ELIS introduces the ISRTF scheduling strategy as an iteration-level batching method, allowing preemptive priority adjustments based on real-time token predictions. This dynamic scheduling mitigates head-of-line blocking by prioritizing tasks with fewer remaining predicted tokens, enhancing throughput and reducing the average job completion time (JCT) by up to 19.58% compared to FCFS, verified on NVIDIA A100 GPUs.

Industrial Implementation

ELIS has been implemented at the production scale using Kubernetes, accommodating cloud-native features like auto-scalability and reliability. Evaluations based on actual LLM serving environments, such as Samsung FabriX, demonstrate near-linear scaling performance with the capability to handle bursty and high-intensity request rates effectively.

Figure 3: Overall architecture of ELIS.

Preemption and Efficiency

From the perspective of cloud service providers, ELIS supports preemption strategies that prioritize high-importance tasks, increasing GPU utilization efficiency. By analyzing real-world operational data from FabriX, ELIS can dynamically adjust and counteract resource saturation issues, ensuring high throughput without excessive latencies.

Figure 4: Request interval distribution of LLM serving. The Gamma PDF and Poisson PMF distributions were fitted based on the observed data.

Evaluation and Results

In comprehensive evaluations, ISRTF demonstrated superior performance over conventional FCFS and SJF scheduling strategies across different workloads and configurations. Its ability to dynamically adjust priorities based on continuously refined predictions led to substantial reductions in queuing times and improved overall system responsiveness.

Figure 5: JCT comparison between FCFS and ISRTF where each experiment uses a multiple of average throughput.
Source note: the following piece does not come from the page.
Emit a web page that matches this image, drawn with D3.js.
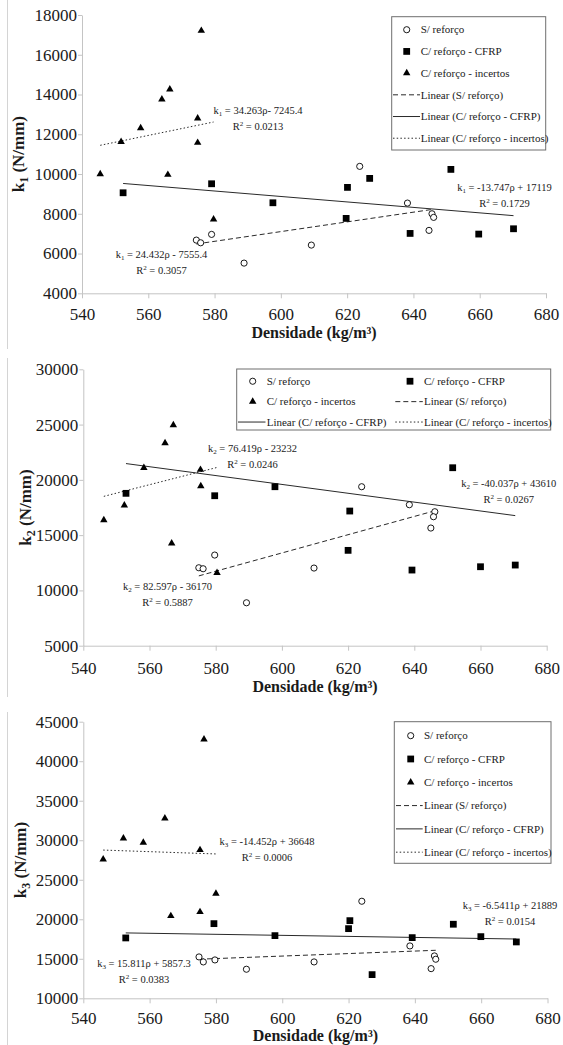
<!DOCTYPE html>
<html>
<head>
<meta charset="utf-8">
<script src="https://cdn.jsdelivr.net/npm/d3@7/dist/d3.min.js"></script>
<style>
body { margin: 0; background: #fff; }
svg text { font-family: "Liberation Serif", "Times New Roman", "DejaVu Serif", serif; fill: #1a1a1a; }
</style>
</head>
<body>
<svg id="chart" width="563" height="1045" font-family="Liberation Serif, Times New Roman, DejaVu Serif, serif"></svg>
<script>
// ---- data: [densidade, k] ----
var xTicks = [540, 560, 580, 600, 620, 640, 660, 680];
var k1Ticks = [4000, 6000, 8000, 10000, 12000, 14000, 16000, 18000];
var k2Ticks = [5000, 10000, 15000, 20000, 25000, 30000];
var k3Ticks = [10000, 15000, 20000, 25000, 30000, 35000, 40000, 45000];

var seriesNames = ["S/ reforço", "C/ reforço - CFRP", "C/ reforço - incertos"];
var lineNames = ["Linear (S/ reforço)", "Linear (C/ reforço - CFRP)", "Linear (C/ reforço - incertos)"];

var k1Sem = [[574.5, 6676], [575.8, 6541], [579.1, 6963], [588.9, 5519], [609.2, 6425], [623.8, 10385], [638.2, 8539], [645.6, 8000], [646.1, 7819], [644.7, 7165]];
var k1Cfrp = [[552.4, 9057], [579.1, 9510], [597.6, 8554], [620.1, 9328], [626.8, 9780], [619.7, 7767], [639.0, 7012], [651.3, 10233], [659.7, 6979], [670.2, 7246]];
var k1Inc = [[545.5, 10000], [551.8, 11624], [557.7, 12313], [564.1, 13755], [566.5, 14260], [576.0, 17210], [574.9, 12800], [574.9, 11575], [565.9, 9965], [579.7, 7717]];

var k2Sem = [[574.9, 12050], [576.2, 11960], [579.7, 13199], [589.3, 8883], [609.7, 12023], [624.1, 19379], [638.5, 17750], [646.2, 17117], [645.8, 16664], [645.0, 15642]];
var k2Cfrp = [[552.9, 18781], [579.7, 18564], [597.9, 19379], [620.5, 17180], [620.0, 13624], [639.3, 11842], [651.6, 21097], [660.0, 12142], [670.5, 12294]];
var k2Inc = [[546.2, 16366], [552.4, 17695], [558.3, 21097], [564.7, 23332], [567.2, 24960], [575.4, 20917], [575.5, 19442], [566.7, 14258], [580.4, 11600]];

var k3Sem = [[574.9, 15234], [576.2, 14602], [579.7, 14854], [589.2, 13678], [609.6, 14602], [624.0, 22280], [638.5, 16626], [645.9, 15361], [646.3, 14943], [644.9, 13754]];
var k3Cfrp = [[552.8, 17638], [579.4, 19447], [597.8, 17929], [620.4, 19826], [620.0, 18814], [627.1, 12995], [639.2, 17676], [651.6, 19371], [659.9, 17802], [670.6, 17132]];
var k3Inc = [[546.0, 27593], [552.1, 30250], [558.1, 29693], [564.6, 32780], [576.4, 42774], [575.2, 28770], [580.0, 23242], [575.2, 20927], [566.4, 20421]];

// trendline coefficients [slope, intercept] as printed on the chart (S, CFRP, incertos)
var k1Fits = [[24.432, -7555.4], [-13.747, 17119], [34.263, -7245.4]];
var k2Fits = [[82.597, -36170], [-40.037, 43610], [76.419, -23232]];
var k3Fits = [[15.811, 5857.3], [-6.5411, 21889], [-14.452, 36648]];

var k1Eq = ["= 24.432ρ - 7555.4", "= -13.747ρ + 17119", "= 34.263ρ- 7245.4"];
var k2Eq = ["= 82.597ρ - 36170", "= -40.037ρ + 43610", "= 76.419ρ - 23232"];
var k3Eq = ["= 15.811ρ + 5857.3", "= -6.5411ρ + 21889", "= -14.452ρ + 36648"];
var k1R2 = ["0.3057", "0.1729", "0.0213"];
var k2R2 = ["0.5887", "0.0267", "0.0246"];
var k3R2 = ["0.0383", "0.0154", "0.0006"];

// ---- layout ----
var FONT = "'Liberation Serif', 'Times New Roman', 'DejaVu Serif', serif";
var svg = d3.select("#chart");
var dashes = ["5,3", null, "1.5,2.2"];
var symbols = [d3.symbolCircle, d3.symbolSquare, d3.symbolTriangle];
var symSizes = [30, 46, 24];

var panels = [
    {sub: "1", series: [k1Sem, k1Cfrp, k1Inc], fits: k1Fits, eq: k1Eq, r2: k1R2, ticks: k1Ticks,
     x0: 82, x1: 546, yt: 15, yb: 293.3, frame: [0, 349], xLab: 314, xTitle: 333, yTitleX: 18,
     labPos: [[161.5, 254.3], [504.5, 187.3], [258, 110.7]],
     legend: {x: 391.7, y: 16.7, w: 154, h: 133.3, cols: 1, rowH: 21.7, mark: 406.7, text: 420.7, lx0: 393, lx1: 420}},
    {sub: "2", series: [k2Sem, k2Cfrp, k2Inc], fits: k2Fits, eq: k2Eq, r2: k2R2, ticks: k2Ticks,
     x0: 83.3, x1: 546.7, yt: 369.3, yb: 645.7, frame: [358, 697], xLab: 668.5, xTitle: 687, yTitleX: 25,
     labPos: [[167.5, 586.7], [508.7, 483.3], [252.5, 448.3]],
     legend: {x: 236.7, y: 369, w: 314, h: 61, cols: 2, rowH: 20.4, colW: 157.3, mark: 252.7, text: 266.7, lx0: 238, lx1: 265.5}},
    {sub: "3", series: [k3Sem, k3Cfrp, k3Inc], fits: k3Fits, eq: k3Eq, r2: k3R2, ticks: k3Ticks,
     x0: 83.3, x1: 547.5, yt: 721.7, yb: 998.3, frame: [712, 1045], xLab: 1018.5, xTitle: 1035.5, yTitleX: 20,
     labPos: [[144, 963.3], [510, 905.3], [267, 841.7]],
     legend: {x: 394.3, y: 721.7, w: 156.7, h: 141.6, cols: 1, rowH: 23.3, mark: 410.7, text: 424, lx0: 396, lx1: 422.7}}
];

function drawPanel(p) {
    var ticks = p.ticks;
    var x = d3.scaleLinear().domain([540, 680]).range([p.x0, p.x1]);
    var y = d3.scaleLinear().domain([ticks[0], ticks[ticks.length - 1]]).range([p.yb, p.yt]);
    var g = svg.append("g");

    // chart area edge
    g.append("line").attr("x1", 7.5).attr("x2", 7.5).attr("y1", p.frame[0]).attr("y2", p.frame[1])
        .attr("stroke", "#d4d4d4");

    var yAxis = g.append("g").attr("transform", "translate(" + p.x0 + ",0)")
        .call(d3.axisLeft(y).tickValues(ticks).tickSizeInner(4).tickSizeOuter(0).tickPadding(1).tickFormat(d3.format("d")));
    var xAxis = g.append("g").attr("transform", "translate(0," + p.yb + ")")
        .call(d3.axisBottom(x).tickValues(xTicks).tickSizeInner(5).tickSizeOuter(0).tickFormat(d3.format("d")));
    [yAxis, xAxis].forEach(function (a) {
        a.attr("font-family", FONT).attr("font-size", 17);
        a.select(".domain").attr("stroke", "#c4c4c4");
        a.selectAll(".tick line").attr("stroke", "#c4c4c4");
        a.selectAll("text").attr("fill", "#1a1a1a");
    });
    xAxis.selectAll("text").attr("dy", null).attr("y", p.xLab - p.yb + 5.6);

    // axis titles
    g.append("text").attr("x", (p.x0 + p.x1) / 2).attr("y", p.xTitle + 5.4)
        .attr("text-anchor", "middle").attr("font-size", 16).attr("font-weight", "bold")
        .attr("font-family", FONT)
        .text("Densidade (kg/m³)");
    var yt = g.append("text")
        .attr("transform", "translate(" + (p.yTitleX + 5.8) + "," + ((p.yt + p.yb) / 2) + ") rotate(-90)")
        .attr("text-anchor", "middle").attr("font-size", 17).attr("font-weight", "bold")
        .attr("font-family", FONT);
    yt.append("tspan").text("k");
    yt.append("tspan").attr("font-size", 12).attr("dy", 4).text(p.sub);
    yt.append("tspan").attr("dy", -4).text(" (N/mm)");

    // trendlines
    p.series.forEach(function (s, i) {
        var ext = d3.extent(s, function (d) { return d[0]; });
        var f = p.fits[i];
        g.append("path")
            .datum(ext.map(function (r) { return [r, f[0] * r + f[1]]; }))
            .attr("d", d3.line().x(function (d) { return x(d[0]); }).y(function (d) { return y(d[1]); }))
            .attr("fill", "none").attr("stroke", "#2a2a2a").attr("stroke-width", 1)
            .attr("stroke-dasharray", dashes[i]);
    });

    // markers
    p.series.forEach(function (s, i) {
        g.selectAll(null).data(s).enter().append("path")
            .attr("d", d3.symbol().type(symbols[i]).size(symSizes[i]))
            .attr("transform", function (d) { return "translate(" + x(d[0]) + "," + y(d[1]) + ")"; })
            .attr("fill", i == 0 ? "#fff" : "#000")
            .attr("stroke", "#000").attr("stroke-width", i == 0 ? 0.9 : 0);
    });

    // equation labels
    p.labPos.forEach(function (pos, i) {
        var t = g.append("text").attr("x", pos[0]).attr("y", pos[1] + 3.6)
            .attr("text-anchor", "middle").attr("font-size", 10.5).attr("font-family", FONT);
        t.append("tspan").text("k");
        t.append("tspan").attr("font-size", 7).attr("dy", 2).text(p.sub);
        t.append("tspan").attr("dy", -2).text(" " + p.eq[i]);
        var r = g.append("text").attr("x", pos[0]).attr("y", pos[1] + 16 + 3.6)
            .attr("text-anchor", "middle").attr("font-size", 10.5).attr("font-family", FONT);
        r.append("tspan").text("R");
        r.append("tspan").attr("font-size", 7).attr("dy", -4).text("2");
        r.append("tspan").attr("dy", 4).text(" = " + p.r2[i]);
    });

    // legend
    var L = p.legend;
    g.append("rect").attr("x", L.x).attr("y", L.y).attr("width", L.w).attr("height", L.h)
        .attr("fill", "#fff").attr("stroke", "#6e6e6e").attr("stroke-width", 1);
    var items = seriesNames.map(function (n, i) { return {name: n, kind: "pt", s: i}; })
        .concat(lineNames.map(function (n, i) { return {name: n, kind: "ln", s: i}; }));
    items.forEach(function (it, k) {
        var col = k % L.cols, row = Math.floor(k / L.cols);
        var dx = col * (L.colW || 0);
        var cy = L.y + L.rowH * (row + 0.6);
        if (it.kind == "pt") {
            g.append("path").attr("d", d3.symbol().type(symbols[it.s]).size(symSizes[it.s]))
                .attr("transform", "translate(" + (L.mark + dx) + "," + cy + ")")
                .attr("fill", it.s == 0 ? "#fff" : "#000").attr("stroke", "#000")
                .attr("stroke-width", it.s == 0 ? 0.9 : 0);
        } else {
            g.append("line").attr("x1", L.lx0 + dx).attr("x2", L.lx1 + dx).attr("y1", cy).attr("y2", cy)
                .attr("stroke", "#2a2a2a").attr("stroke-dasharray", dashes[it.s]);
        }
        g.append("text").attr("x", L.text + dx).attr("y", cy + 3.7).attr("font-size", 11)
            .attr("font-family", FONT).text(it.name);
    });
}

panels.forEach(drawPanel);
</script>
</body>
</html>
Bar represents the average value and each tick represents the minimum and the maximum value of each experiment.

Additionally, scalability tests confirmed that ELIS can manage increased worker nodes efficiently, maintaining performance improvements across various backend configurations without significant scheduling overhead.

Figure 6: JCT improvement of ISRTF over FCFS.
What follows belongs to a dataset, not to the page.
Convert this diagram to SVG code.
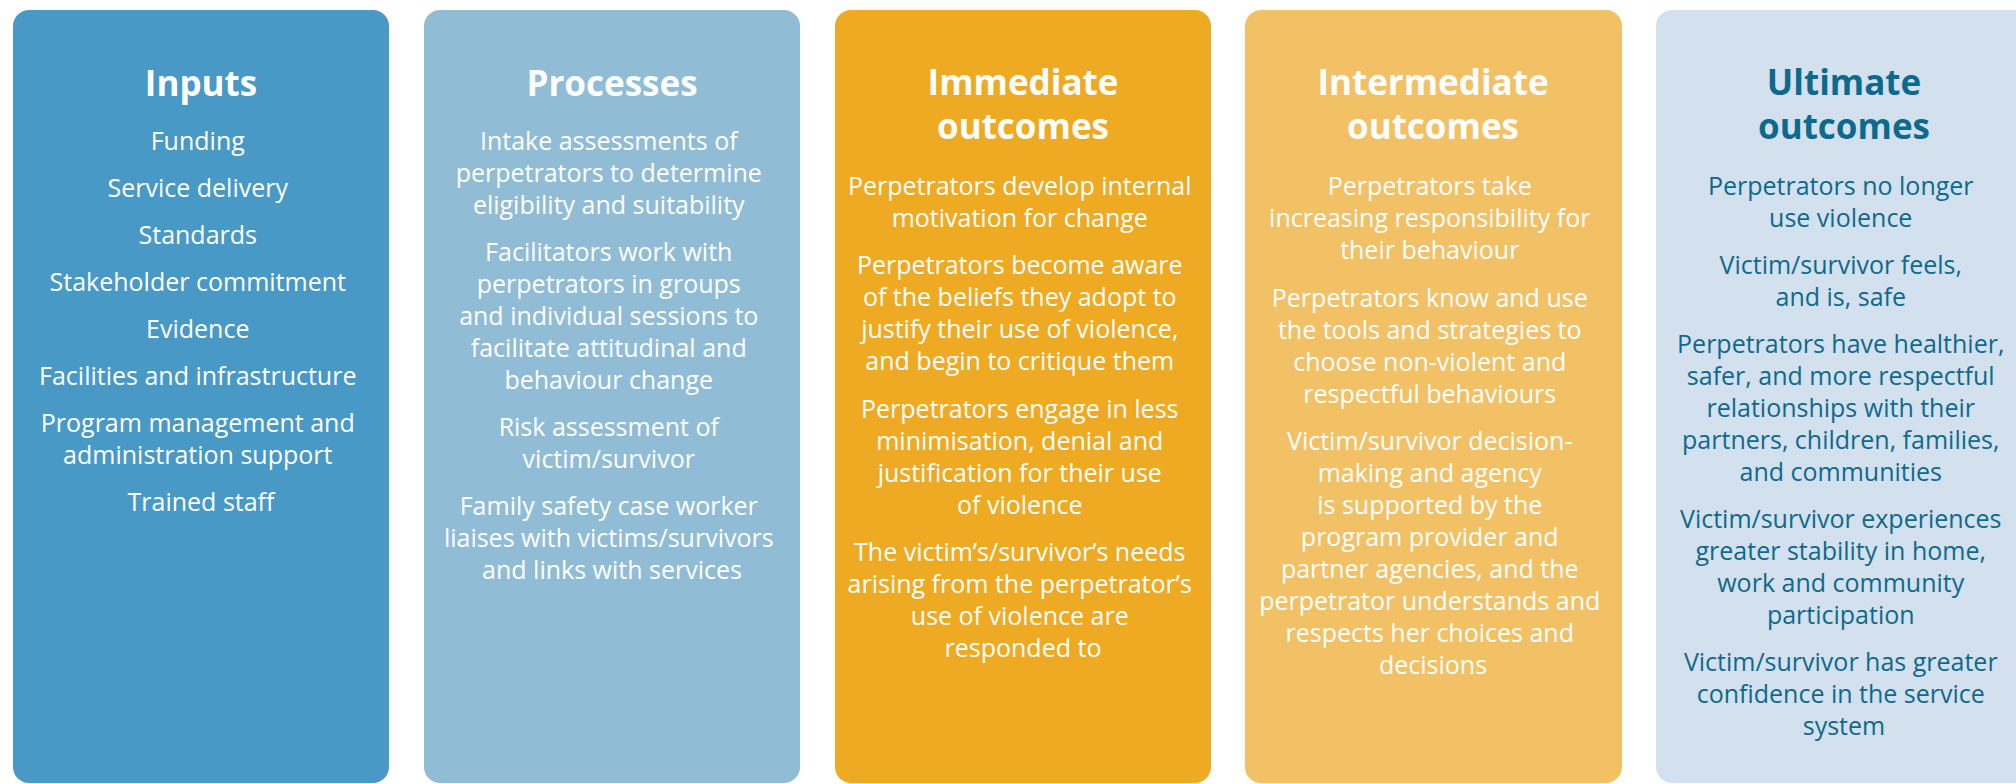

Figure 7: Peak request rate where the average queuing delay of each worker does not exceed 0.5 s with different number of backend workers.

Conclusion

ELIS represents a significant enhancement in LLM serving systems, offering robust prediction-driven scheduling with production viability. Its modular design allows for flexible adaptation in various cloud environments, potentially setting new standards for efficient LLM deployment. Moving forward, ELIS paves the way for further research into predictive scheduling algorithms and real-world deployments, highlighting the potential for integrating semantic understanding capabilities into practical inference scheduling tasks.